There's a lot going on in this thread. I’ll try to address some of the more confusing points.
Hankelec said:
My question is; does the extreme cold have any affect upon the rate at which the electrons of various atoms in a compound, travel about the atom's nucleus?
In a sense, kind of. At nonzero temperature, electron energy is thermally distributed just like every other degree of freedom. This explains why, in a normal, non-superconducting solid, electrical conductivity generally increases with temperature, because as you increase the temperature, you increase the average number of electrons in the conduction band. It also explains why metals are generally more thermally conductive than insulators: heat energy is carried in electron motion as well as atomic motion. Similarly, in a group of weakly interacting atoms or molecules like one finds in a gas at thermal equilibrium, the electronic energy is thermally distributed, but these energy levels are widely spaced compared to thermal energy at everyday temperatures, and the electrons are therefore overwhelmingly likely to be found in their ground energy states. This is a straightforward stat mech problem, as long as your calculator is double precision (when I said overwhelmingly, I meant it

).
Superconductors are different because their mechanism of conductivity is completely different, so we'll ignore them right now.
Hankelec said:
My acquaintance with atomic structure pretty much ends with electrical conductors are made up of atoms with 4 or less valance electrons while insulaters have 5 or more valance electrons.
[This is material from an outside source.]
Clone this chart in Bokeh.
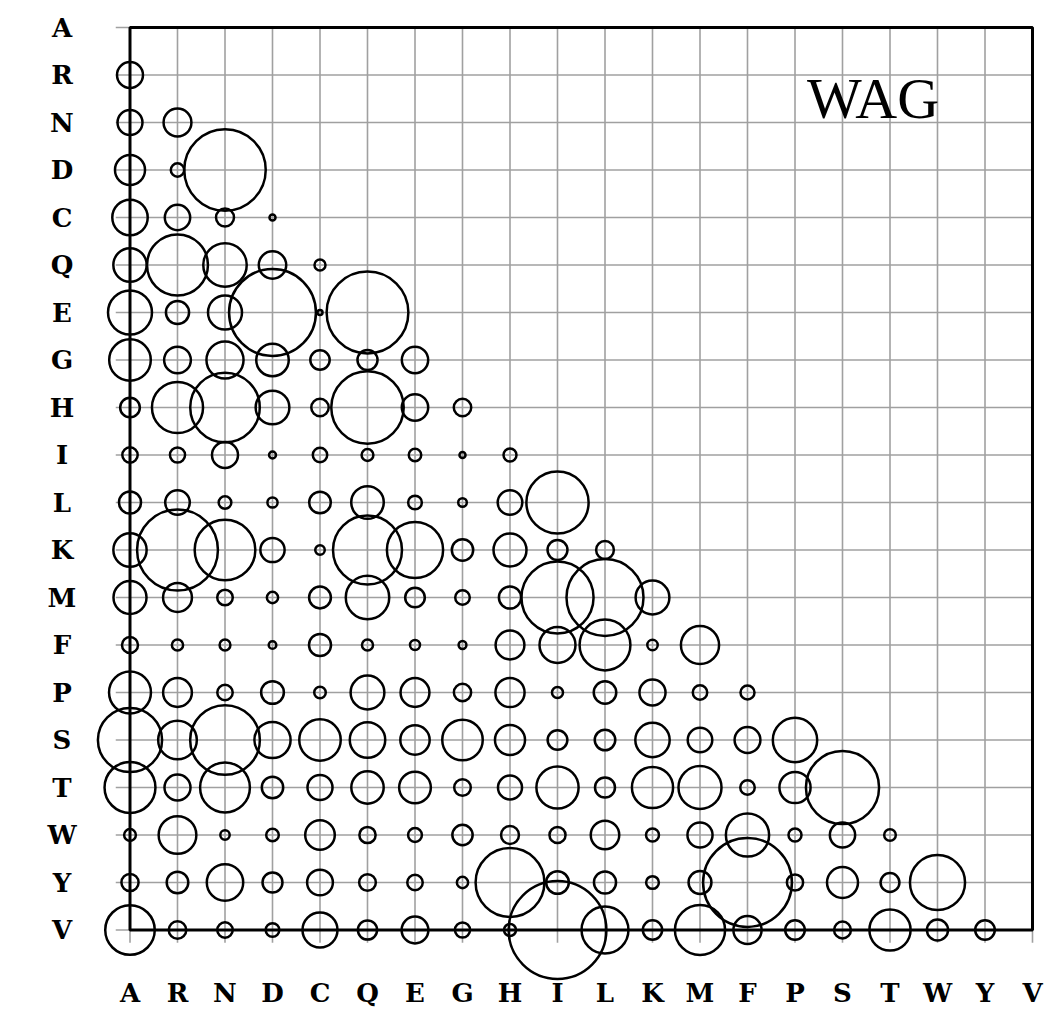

No idea where you're getting this but it's not right. Carbon has 4 valence electrons, but diamond is an electrical insulator whereas graphite is a conductor.
Hankelec said:
I guess my initial outside the box notion was that if electrons were to stop traveling because of total absence of heat, then the material being chilled would most likely cease to exist.
The reason this notion is fraught is because the classical idea of "motion" doesn’t carry over cleanly to quantum mechanics. At absolute zero, where all electrons in a material are in their lowest possible energy states, the wavefunction of the system does not evolve in time in any observable way, so there's no "motion" in that sense--the electrons don't really "travel," so to speak, in any observable sense. However, electrons in a solid do occupy quantum states that have non-zero momentum, even at absolute zero. Moreover, even in an isolated atom, the quantum virial theorem applies, so that there is a non-zero average kinetic energy for electrons in an atom at absolute zero. So even though the system doesn't observably change over time, components of it have non-zero momentum and kinetic energy. Clasically, kinetic energy/momentum/system-changing-over-time are basically all synonymous with the concept of motion but quantum mechanics is more complicated. Regardless, materials don’t cease to exist at absolute zero.